Le Québec sens dessus dessous
Il faut, dit-on, tourner sept fois sa langue dans sa bouche avant de parler. Je devrais aussi peutêtre tourner sept fois mon stylo plume dans mon encrier avant d’écrire. Car je sais que ce que je vais écrire sera dur à entendre.
Le Québec, seul bastion de résistance linguistique et culturelle en Amérique du Nord, semble avoir perdu pied. Nous vivons dans une société de contre-courant, à contrejour, qui nous renvoie une image de nous-mêmes en porte-à-faux avec les quelques valeurs héritées d’un humanisme que l’on croyait enraciné dans la modernité. Un humanisme vanté par les élites qui nous ont éduqués au sortir de notre « grande noirceur » d’avant la Révolution tranquille.
Je n’écarte pas le choc subi par la pandémie qui nous touche comme elle touche d’ailleurs la planète entière. Mais les vieux pays d’Europe, par exemple, ont une épaisseur historique qui leur permet d’absorber moins violemment les retombées de la crise sanitaire mondiale.
DÉSORGANISATION
Au Québec, nos établissements de santé, nos écoles et nos services sociaux se sont révélés être des abysses de désorganisation. Des CHSLD qu’on avait souhaité être des lieux de bonté, d’efficacité et de compétence sont désormais marqués au fer rouge de l’histoire québécoise.
Que dire de l’incompréhensible gabegie dans le système hospitalier ? Attendre des années pour une chirurgie, des mois pour un rendez-vous médical et des heures pour une consultation urgente. Qui ose prétendre que tous les rapports et les études, une paperasse qui s’accumule sans cesse, qui finissent par être tablettés, ont apporté des solutions ?
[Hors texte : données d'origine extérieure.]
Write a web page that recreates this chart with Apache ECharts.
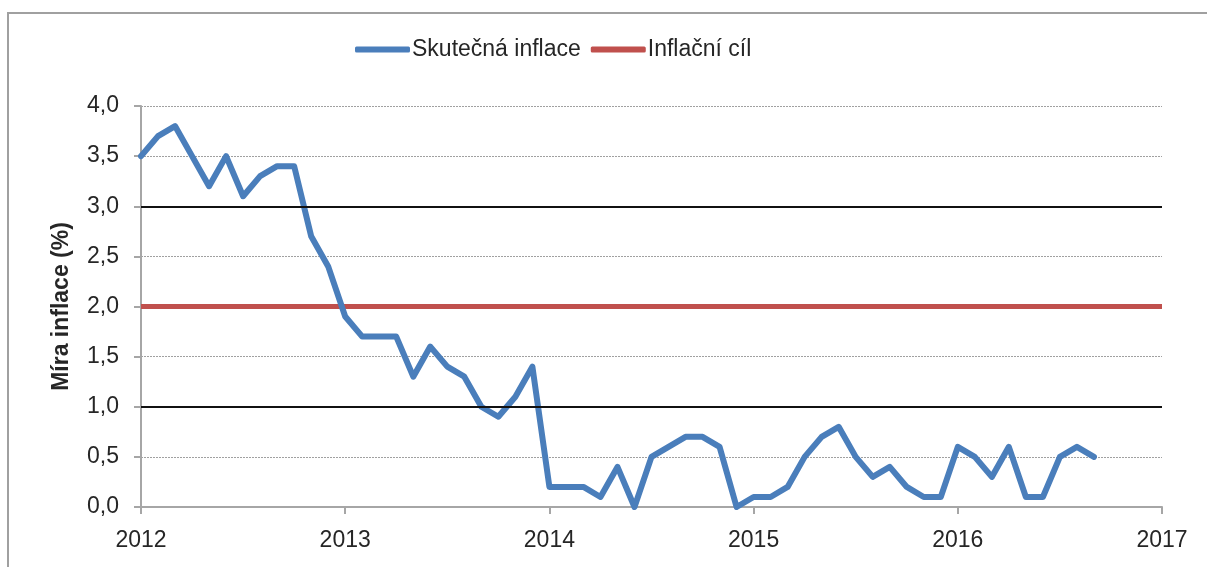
<!DOCTYPE html>
<html>
<head>
<meta charset="utf-8">
<script src="https://cdn.jsdelivr.net/npm/echarts@6/dist/echarts.min.js"></script>
<style>
html, body { margin: 0; padding: 0; background: #fff; }
#chart { width: 1207px; height: 567px; }
</style>
</head>
<body>
<div id="chart"></div>
<script>
// months since Jan 2012 (0 = 2012-01), yearly ticks every 12 months
const startYear = 2012;
const monthCount = 60;

// Skutečná inflace, monthly Jan 2012 .. Sep 2016 (%)
const actualInflation = [
    3.5, 3.7, 3.8, 3.5, 3.2, 3.5, 3.1, 3.3, 3.4, 3.4, 2.7, 2.4,
    1.9, 1.7, 1.7, 1.7, 1.3, 1.6, 1.4, 1.3, 1.0, 0.9, 1.1, 1.4,
    0.2, 0.2, 0.2, 0.1, 0.4, 0.0, 0.5, 0.6, 0.7, 0.7, 0.6, 0.0,
    0.1, 0.1, 0.2, 0.5, 0.7, 0.8, 0.5, 0.3, 0.4, 0.2, 0.1, 0.1,
    0.6, 0.5, 0.3, 0.6, 0.1, 0.1, 0.5, 0.6, 0.5
];

// Inflační cíl
const inflationTarget = 2.0;
// tolerance band around target
const toleranceBand = [1.0, 3.0];

const seriesNames = ["Skutečná inflace", "Inflační cíl"];

const textColor = "#262626";
const font = "'Liberation Sans', Arial, sans-serif";

const chart = echarts.init(document.getElementById("chart"), null, { renderer: "canvas" });

chart.setOption({
    animation: false,
    backgroundColor: "#fff",
    textStyle: { fontFamily: font, color: textColor },
    graphic: [
        {
            type: "rect",
            shape: { x: 8, y: 13, width: 1400, height: 800 },
            style: { fill: "none", stroke: "#a0a0a0", lineWidth: 2 },
            silent: true,
        },
    ],
    legend: {
        left: 350,
        top: 33,
        icon: "roundRect",
        itemWidth: 55,
        itemHeight: 6,
        itemGap: 10,
        textStyle: { fontSize: 23, color: textColor, fontFamily: font, padding: [0, 0, 0, -3] },
        data: seriesNames,
    },
    grid: {
        left: 141,
        right: 45,
        top: 106,
        bottom: 60,
        containLabel: false,
    },
    xAxis: {
        type: "value",
        min: 0,
        max: monthCount,
        interval: 12,
        axisLine: { show: true, lineStyle: { color: "#a6a6a6", width: 2 } },
        axisTick: { show: true, length: 7, lineStyle: { color: "#a6a6a6", width: 2 } },
        axisLabel: {
            fontSize: 23,
            color: textColor,
            margin: 22,
            formatter: v => String(startYear + v / 12),
        },
        splitLine: { show: false },
    },
    yAxis: {
        type: "value",
        min: 0,
        max: 4,
        interval: 0.5,
        name: "Míra inflace (%)",
        nameLocation: "middle",
        nameGap: 68,
        nameTextStyle: { fontSize: 23, fontWeight: "bold", color: textColor },
        axisLine: { show: true, lineStyle: { color: "#a6a6a6", width: 2 } },
        axisTick: { show: true, length: 7, lineStyle: { color: "#a6a6a6", width: 2 } },
        axisLabel: {
            fontSize: 23,
            color: textColor,
            margin: 22,
            formatter: v => v.toFixed(1).replace(".", ","),
        },
        splitLine: { show: true, lineStyle: { color: "#a0a0a0", width: 1, type: [2, 1] } },
    },
    series: [
        {
            name: seriesNames[1],
            type: "line",
            showSymbol: false,
            symbol: "none",
            color: "#c0504d",
            lineStyle: { width: 5, color: "#c0504d" },
            data: [[0, inflationTarget], [monthCount, inflationTarget]],
            z: 3,
            markLine: {
                silent: true,
                symbol: "none",
                label: { show: false },
                lineStyle: { color: "#111", width: 2, type: "solid" },
                data: toleranceBand.map(v => ({ yAxis: v })),
            },
        },
        {
            name: seriesNames[0],
            type: "line",
            showSymbol: false,
            symbol: "none",
            color: "#4a7ebb",
            lineStyle: { width: 6, color: "#4a7ebb", join: "round", cap: "round" },
            data: actualInflation.map((v, i) => [i, v]),
            z: 4,
        },
    ],
});
</script>
</body>
</html>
Et voilà que des voix s’élèvent, anglophones, certes, mais aussi francophones pour affirmer que nos lois qui visent à freiner notre assimilation sont avant tout des lois qui divisent et déchirent les Québécois. Cette manière brutale et haineuse de nier le droit du Québec français de protéger sa majorité et d’affirmer son identité distincte grâce à la laïcité révèle l’ampleur du mépris à notre endroit de trop d’anglophones québécois. Et cela, hélas, avec la bénédiction de francophones honteux de leur héritage. Des francophones qui se croient supérieurs parce qu’ils parlent anglais. Mais sans connaître trop souvent la culture et la littérature indissociables du génie de la langue anglaise elle-même.
DÉSARROI
Est-ce une enflure verbale que de parler du désarroi québécois aujourd’hui ?
Les Anglo-Québécois sont aussi à l’évidence plongés dans le désarroi. Ils voient le PLQ leur glisser sous les pieds. Comprennent-ils que leur allergie à la loi 101 a fini par altérer leur appartenance au Québec ?
Le refus de la souveraineté par la majorité francophone à travers les deux référendums ne les a pas calmés. Voilà que l’idée même d’un Québec officiellement français semble leur être intolérable. Comme l’engouement populaire pour la CAQ, dont ils comprennent qu’elle ratisse large au point d’affaiblir désormais le seul parti au Québec qui leur assurait encore un partage du pouvoir.
Cela explique sans doute pourquoi l’accommodement dont ils faisaient preuve dans le passé à l’égard des lois protégeant le français devient maintenant problématique, voire intolérable à leurs yeux.